EXERCISE DIRECTIONS:
Are you able to quote each entry exactly as written?

PROVIDED ENTRIES:
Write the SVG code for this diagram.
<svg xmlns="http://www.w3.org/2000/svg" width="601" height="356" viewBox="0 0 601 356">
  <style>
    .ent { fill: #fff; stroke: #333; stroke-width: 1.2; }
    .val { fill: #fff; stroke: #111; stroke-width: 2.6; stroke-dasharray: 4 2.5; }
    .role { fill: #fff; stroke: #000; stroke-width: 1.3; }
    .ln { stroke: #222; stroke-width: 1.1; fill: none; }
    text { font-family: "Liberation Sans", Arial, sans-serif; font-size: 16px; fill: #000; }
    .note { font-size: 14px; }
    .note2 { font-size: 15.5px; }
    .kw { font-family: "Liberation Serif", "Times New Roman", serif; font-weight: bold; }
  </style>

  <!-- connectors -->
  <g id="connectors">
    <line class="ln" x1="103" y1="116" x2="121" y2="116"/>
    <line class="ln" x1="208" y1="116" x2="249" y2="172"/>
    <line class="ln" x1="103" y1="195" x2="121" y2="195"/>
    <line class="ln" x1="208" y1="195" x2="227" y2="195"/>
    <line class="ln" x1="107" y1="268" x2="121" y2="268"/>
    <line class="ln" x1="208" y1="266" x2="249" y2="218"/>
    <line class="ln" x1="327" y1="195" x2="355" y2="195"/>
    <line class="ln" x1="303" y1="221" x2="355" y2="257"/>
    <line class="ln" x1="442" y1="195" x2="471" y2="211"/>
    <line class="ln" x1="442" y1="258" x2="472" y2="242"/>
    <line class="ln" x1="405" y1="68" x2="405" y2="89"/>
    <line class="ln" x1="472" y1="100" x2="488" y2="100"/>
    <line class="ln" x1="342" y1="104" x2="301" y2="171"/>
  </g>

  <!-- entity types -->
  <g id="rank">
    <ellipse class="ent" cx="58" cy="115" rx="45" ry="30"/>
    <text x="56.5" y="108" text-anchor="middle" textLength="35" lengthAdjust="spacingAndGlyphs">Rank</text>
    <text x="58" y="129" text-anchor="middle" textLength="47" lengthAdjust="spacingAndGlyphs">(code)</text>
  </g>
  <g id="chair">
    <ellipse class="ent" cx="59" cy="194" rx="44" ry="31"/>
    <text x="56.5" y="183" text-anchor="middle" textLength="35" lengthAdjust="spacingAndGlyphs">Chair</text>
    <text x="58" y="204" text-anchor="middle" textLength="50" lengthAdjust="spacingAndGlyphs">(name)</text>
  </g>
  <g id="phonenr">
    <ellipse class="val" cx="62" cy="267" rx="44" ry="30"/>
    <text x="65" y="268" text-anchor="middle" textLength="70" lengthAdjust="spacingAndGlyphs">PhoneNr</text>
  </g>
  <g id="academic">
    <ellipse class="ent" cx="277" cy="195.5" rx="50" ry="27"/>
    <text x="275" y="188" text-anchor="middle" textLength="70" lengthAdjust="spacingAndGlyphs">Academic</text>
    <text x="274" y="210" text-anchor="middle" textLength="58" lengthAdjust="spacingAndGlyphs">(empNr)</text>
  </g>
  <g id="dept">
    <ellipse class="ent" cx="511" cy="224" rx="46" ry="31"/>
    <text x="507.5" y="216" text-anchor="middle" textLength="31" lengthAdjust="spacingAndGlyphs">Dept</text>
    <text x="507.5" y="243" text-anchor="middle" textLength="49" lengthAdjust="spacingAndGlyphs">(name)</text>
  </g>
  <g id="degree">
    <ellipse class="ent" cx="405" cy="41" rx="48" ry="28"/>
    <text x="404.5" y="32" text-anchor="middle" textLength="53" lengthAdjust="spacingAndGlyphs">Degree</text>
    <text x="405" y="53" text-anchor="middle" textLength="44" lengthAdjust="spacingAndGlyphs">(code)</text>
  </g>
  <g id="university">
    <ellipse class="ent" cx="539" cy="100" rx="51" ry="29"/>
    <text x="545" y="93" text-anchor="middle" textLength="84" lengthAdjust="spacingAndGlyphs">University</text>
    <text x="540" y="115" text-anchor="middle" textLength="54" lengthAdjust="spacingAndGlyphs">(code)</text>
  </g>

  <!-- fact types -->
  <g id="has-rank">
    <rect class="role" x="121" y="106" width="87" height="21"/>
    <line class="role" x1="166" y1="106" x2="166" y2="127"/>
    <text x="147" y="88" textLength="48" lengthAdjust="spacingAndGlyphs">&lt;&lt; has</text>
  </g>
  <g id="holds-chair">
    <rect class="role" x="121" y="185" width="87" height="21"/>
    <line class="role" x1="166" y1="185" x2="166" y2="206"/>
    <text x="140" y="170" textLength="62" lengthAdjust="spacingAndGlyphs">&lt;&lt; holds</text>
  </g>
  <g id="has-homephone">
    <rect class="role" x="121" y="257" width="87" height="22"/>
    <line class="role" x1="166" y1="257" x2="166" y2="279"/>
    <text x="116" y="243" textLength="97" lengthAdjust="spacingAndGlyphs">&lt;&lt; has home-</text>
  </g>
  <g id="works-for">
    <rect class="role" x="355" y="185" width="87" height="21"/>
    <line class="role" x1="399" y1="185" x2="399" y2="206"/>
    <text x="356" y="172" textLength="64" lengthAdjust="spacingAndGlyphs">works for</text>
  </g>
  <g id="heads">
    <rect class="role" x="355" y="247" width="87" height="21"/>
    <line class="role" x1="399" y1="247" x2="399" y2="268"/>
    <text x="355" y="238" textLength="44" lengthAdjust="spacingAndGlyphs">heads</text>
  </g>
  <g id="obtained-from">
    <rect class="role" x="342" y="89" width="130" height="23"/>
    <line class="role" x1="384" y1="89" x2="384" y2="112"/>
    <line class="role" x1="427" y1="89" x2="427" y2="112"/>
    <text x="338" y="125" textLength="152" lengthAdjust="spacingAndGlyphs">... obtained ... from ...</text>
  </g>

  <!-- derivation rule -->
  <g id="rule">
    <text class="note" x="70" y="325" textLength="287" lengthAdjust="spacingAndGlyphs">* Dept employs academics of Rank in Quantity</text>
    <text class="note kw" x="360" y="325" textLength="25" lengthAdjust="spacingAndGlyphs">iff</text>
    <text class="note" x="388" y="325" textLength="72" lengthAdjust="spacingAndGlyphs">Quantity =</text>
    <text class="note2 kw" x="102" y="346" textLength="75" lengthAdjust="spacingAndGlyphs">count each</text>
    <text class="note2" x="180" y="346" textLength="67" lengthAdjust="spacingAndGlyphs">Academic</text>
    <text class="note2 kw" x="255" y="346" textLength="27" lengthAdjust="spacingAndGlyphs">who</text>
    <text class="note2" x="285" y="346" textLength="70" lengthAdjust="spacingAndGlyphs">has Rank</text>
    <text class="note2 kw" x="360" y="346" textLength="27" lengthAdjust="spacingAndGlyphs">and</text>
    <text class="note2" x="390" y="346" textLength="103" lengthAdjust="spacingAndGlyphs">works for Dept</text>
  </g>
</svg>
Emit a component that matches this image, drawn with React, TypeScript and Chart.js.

THE SOLUTION:
Write the SVG code for this diagram.
<svg xmlns="http://www.w3.org/2000/svg" width="601" height="356" viewBox="0 0 601 356">
  <style>
    .ent { fill: #fff; stroke: #333; stroke-width: 1.2; }
    .val { fill: #fff; stroke: #111; stroke-width: 2.6; stroke-dasharray: 4 2.5; }
    .role { fill: #fff; stroke: #000; stroke-width: 1.3; }
    .ln { stroke: #222; stroke-width: 1.1; fill: none; }
    text { font-family: "Liberation Sans", Arial, sans-serif; font-size: 16px; fill: #000; }
    .note { font-size: 14px; }
    .note2 { font-size: 15.5px; }
    .kw { font-family: "Liberation Serif", "Times New Roman", serif; font-weight: bold; }
  </style>

  <!-- connectors -->
  <g id="connectors">
    <line class="ln" x1="103" y1="116" x2="121" y2="116"/>
    <line class="ln" x1="208" y1="116" x2="249" y2="172"/>
    <line class="ln" x1="103" y1="195" x2="121" y2="195"/>
    <line class="ln" x1="208" y1="195" x2="227" y2="195"/>
    <line class="ln" x1="107" y1="268" x2="121" y2="268"/>
    <line class="ln" x1="208" y1="266" x2="249" y2="218"/>
    <line class="ln" x1="327" y1="195" x2="355" y2="195"/>
    <line class="ln" x1="303" y1="221" x2="355" y2="257"/>
    <line class="ln" x1="442" y1="195" x2="471" y2="211"/>
    <line class="ln" x1="442" y1="258" x2="472" y2="242"/>
    <line class="ln" x1="405" y1="68" x2="405" y2="89"/>
    <line class="ln" x1="472" y1="100" x2="488" y2="100"/>
    <line class="ln" x1="342" y1="104" x2="301" y2="171"/>
  </g>

  <!-- entity types -->
  <g id="rank">
    <ellipse class="ent" cx="58" cy="115" rx="45" ry="30"/>
    <text x="56.5" y="108" text-anchor="middle" textLength="35" lengthAdjust="spacingAndGlyphs">Rank</text>
    <text x="58" y="129" text-anchor="middle" textLength="47" lengthAdjust="spacingAndGlyphs">(code)</text>
  </g>
  <g id="chair">
    <ellipse class="ent" cx="59" cy="194" rx="44" ry="31"/>
    <text x="56.5" y="183" text-anchor="middle" textLength="35" lengthAdjust="spacingAndGlyphs">Chair</text>
    <text x="58" y="204" text-anchor="middle" textLength="50" lengthAdjust="spacingAndGlyphs">(name)</text>
  </g>
  <g id="phonenr">
    <ellipse class="val" cx="62" cy="267" rx="44" ry="30"/>
    <text x="65" y="268" text-anchor="middle" textLength="70" lengthAdjust="spacingAndGlyphs">PhoneNr</text>
  </g>
  <g id="academic">
    <ellipse class="ent" cx="277" cy="195.5" rx="50" ry="27"/>
    <text x="275" y="188" text-anchor="middle" textLength="70" lengthAdjust="spacingAndGlyphs">Academic</text>
    <text x="274" y="210" text-anchor="middle" textLength="58" lengthAdjust="spacingAndGlyphs">(empNr)</text>
  </g>
  <g id="dept">
    <ellipse class="ent" cx="511" cy="224" rx="46" ry="31"/>
    <text x="507.5" y="216" text-anchor="middle" textLength="31" lengthAdjust="spacingAndGlyphs">Dept</text>
    <text x="507.5" y="243" text-anchor="middle" textLength="49" lengthAdjust="spacingAndGlyphs">(name)</text>
  </g>
  <g id="degree">
    <ellipse class="ent" cx="405" cy="41" rx="48" ry="28"/>
    <text x="404.5" y="32" text-anchor="middle" textLength="53" lengthAdjust="spacingAndGlyphs">Degree</text>
    <text x="405" y="53" text-anchor="middle" textLength="44" lengthAdjust="spacingAndGlyphs">(code)</text>
  </g>
  <g id="university">
    <ellipse class="ent" cx="539" cy="100" rx="51" ry="29"/>
    <text x="545" y="93" text-anchor="middle" textLength="84" lengthAdjust="spacingAndGlyphs">University</text>
    <text x="540" y="115" text-anchor="middle" textLength="54" lengthAdjust="spacingAndGlyphs">(code)</text>
  </g>

  <!-- fact types -->
  <g id="has-rank">
    <rect class="role" x="121" y="106" width="87" height="21"/>
    <line class="role" x1="166" y1="106" x2="166" y2="127"/>
    <text x="147" y="88" textLength="48" lengthAdjust="spacingAndGlyphs">&lt;&lt; has</text>
  </g>
  <g id="holds-chair">
    <rect class="role" x="121" y="185" width="87" height="21"/>
    <line class="role" x1="166" y1="185" x2="166" y2="206"/>
    <text x="140" y="170" textLength="62" lengthAdjust="spacingAndGlyphs">&lt;&lt; holds</text>
  </g>
  <g id="has-homephone">
    <rect class="role" x="121" y="257" width="87" height="22"/>
    <line class="role" x1="166" y1="257" x2="166" y2="279"/>
    <text x="116" y="243" textLength="97" lengthAdjust="spacingAndGlyphs">&lt;&lt; has home-</text>
  </g>
  <g id="works-for">
    <rect class="role" x="355" y="185" width="87" height="21"/>
    <line class="role" x1="399" y1="185" x2="399" y2="206"/>
    <text x="356" y="172" textLength="64" lengthAdjust="spacingAndGlyphs">works for</text>
  </g>
  <g id="heads">
    <rect class="role" x="355" y="247" width="87" height="21"/>
    <line class="role" x1="399" y1="247" x2="399" y2="268"/>
    <text x="355" y="238" textLength="44" lengthAdjust="spacingAndGlyphs">heads</text>
  </g>
  <g id="obtained-from">
    <rect class="role" x="342" y="89" width="130" height="23"/>
    <line class="role" x1="384" y1="89" x2="384" y2="112"/>
    <line class="role" x1="427" y1="89" x2="427" y2="112"/>
    <text x="338" y="125" textLength="152" lengthAdjust="spacingAndGlyphs">... obtained ... from ...</text>
  </g>

  <!-- derivation rule -->
  <g id="rule">
    <text class="note" x="70" y="325" textLength="287" lengthAdjust="spacingAndGlyphs">* Dept employs academics of Rank in Quantity</text>
    <text class="note kw" x="360" y="325" textLength="25" lengthAdjust="spacingAndGlyphs">iff</text>
    <text class="note" x="388" y="325" textLength="72" lengthAdjust="spacingAndGlyphs">Quantity =</text>
    <text class="note2 kw" x="102" y="346" textLength="75" lengthAdjust="spacingAndGlyphs">count each</text>
    <text class="note2" x="180" y="346" textLength="67" lengthAdjust="spacingAndGlyphs">Academic</text>
    <text class="note2 kw" x="255" y="346" textLength="27" lengthAdjust="spacingAndGlyphs">who</text>
    <text class="note2" x="285" y="346" textLength="70" lengthAdjust="spacingAndGlyphs">has Rank</text>
    <text class="note2 kw" x="360" y="346" textLength="27" lengthAdjust="spacingAndGlyphs">and</text>
    <text class="note2" x="390" y="346" textLength="103" lengthAdjust="spacingAndGlyphs">works for Dept</text>
  </g>
</svg>
Emit a component that matches this image, drawn with React, TypeScript and Chart.js.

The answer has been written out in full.